[start]

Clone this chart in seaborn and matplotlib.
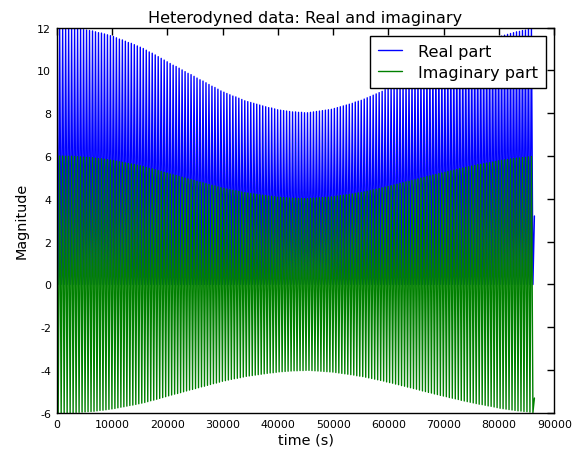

[end]
[start]

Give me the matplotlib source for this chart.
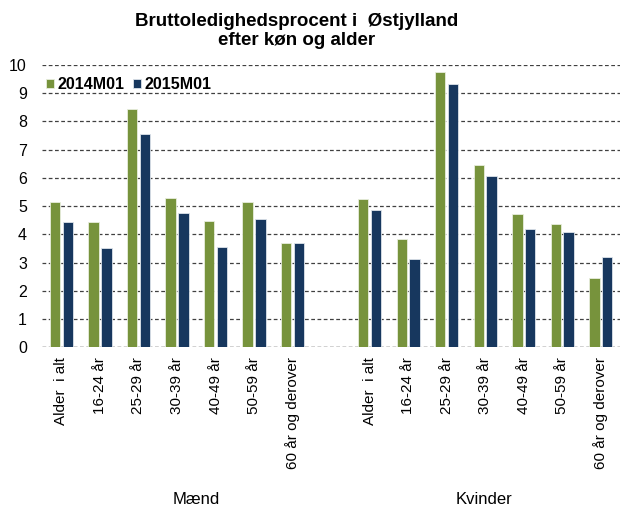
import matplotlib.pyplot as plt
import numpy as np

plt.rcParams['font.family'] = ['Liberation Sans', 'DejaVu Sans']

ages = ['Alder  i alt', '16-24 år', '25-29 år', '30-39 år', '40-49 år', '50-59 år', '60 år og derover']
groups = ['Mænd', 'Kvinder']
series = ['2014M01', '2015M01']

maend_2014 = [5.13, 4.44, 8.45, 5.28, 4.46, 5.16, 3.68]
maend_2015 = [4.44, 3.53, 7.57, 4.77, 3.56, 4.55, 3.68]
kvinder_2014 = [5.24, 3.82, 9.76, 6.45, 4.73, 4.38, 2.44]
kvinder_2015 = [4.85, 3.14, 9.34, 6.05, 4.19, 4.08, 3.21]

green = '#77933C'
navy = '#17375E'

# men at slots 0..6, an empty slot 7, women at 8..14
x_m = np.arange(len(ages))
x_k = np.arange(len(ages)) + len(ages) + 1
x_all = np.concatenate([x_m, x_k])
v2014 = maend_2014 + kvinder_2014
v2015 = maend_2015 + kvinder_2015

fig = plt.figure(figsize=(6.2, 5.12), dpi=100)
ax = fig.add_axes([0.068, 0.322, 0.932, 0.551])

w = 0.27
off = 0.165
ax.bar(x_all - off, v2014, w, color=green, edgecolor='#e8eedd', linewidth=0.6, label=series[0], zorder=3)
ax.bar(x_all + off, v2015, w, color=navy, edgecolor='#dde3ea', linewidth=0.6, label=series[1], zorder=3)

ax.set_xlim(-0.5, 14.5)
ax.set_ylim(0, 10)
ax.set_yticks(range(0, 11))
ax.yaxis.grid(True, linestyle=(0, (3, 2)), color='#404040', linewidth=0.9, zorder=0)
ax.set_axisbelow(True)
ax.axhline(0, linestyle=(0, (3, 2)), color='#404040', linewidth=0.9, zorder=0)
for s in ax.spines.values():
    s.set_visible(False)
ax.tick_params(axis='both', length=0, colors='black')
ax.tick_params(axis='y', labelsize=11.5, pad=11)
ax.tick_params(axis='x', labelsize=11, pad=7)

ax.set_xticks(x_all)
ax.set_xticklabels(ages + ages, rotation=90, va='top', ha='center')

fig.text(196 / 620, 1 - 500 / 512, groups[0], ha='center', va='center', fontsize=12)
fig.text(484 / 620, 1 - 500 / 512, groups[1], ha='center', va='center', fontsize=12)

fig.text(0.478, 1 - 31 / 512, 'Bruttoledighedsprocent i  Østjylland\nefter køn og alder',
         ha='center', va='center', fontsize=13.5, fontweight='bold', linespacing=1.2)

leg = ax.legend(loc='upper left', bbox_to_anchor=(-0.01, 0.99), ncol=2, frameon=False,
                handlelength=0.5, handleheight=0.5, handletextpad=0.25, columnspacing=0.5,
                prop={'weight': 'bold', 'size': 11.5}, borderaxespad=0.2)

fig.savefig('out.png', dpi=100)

[end]

DESCRIPTION OF THE TASK> All lines above starting at the one with "Give me the matplotlib source for this chart." and ending at the one with "series = ['2014M01', '2015M01']", inclusive, are to be printed again exactly, with the pictures left out.

REPLY>
Give me the matplotlib source for this chart.
import matplotlib.pyplot as plt
import numpy as np

plt.rcParams['font.family'] = ['Liberation Sans', 'DejaVu Sans']

ages = ['Alder  i alt', '16-24 år', '25-29 år', '30-39 år', '40-49 år', '50-59 år', '60 år og derover']
groups = ['Mænd', 'Kvinder']
series = ['2014M01', '2015M01']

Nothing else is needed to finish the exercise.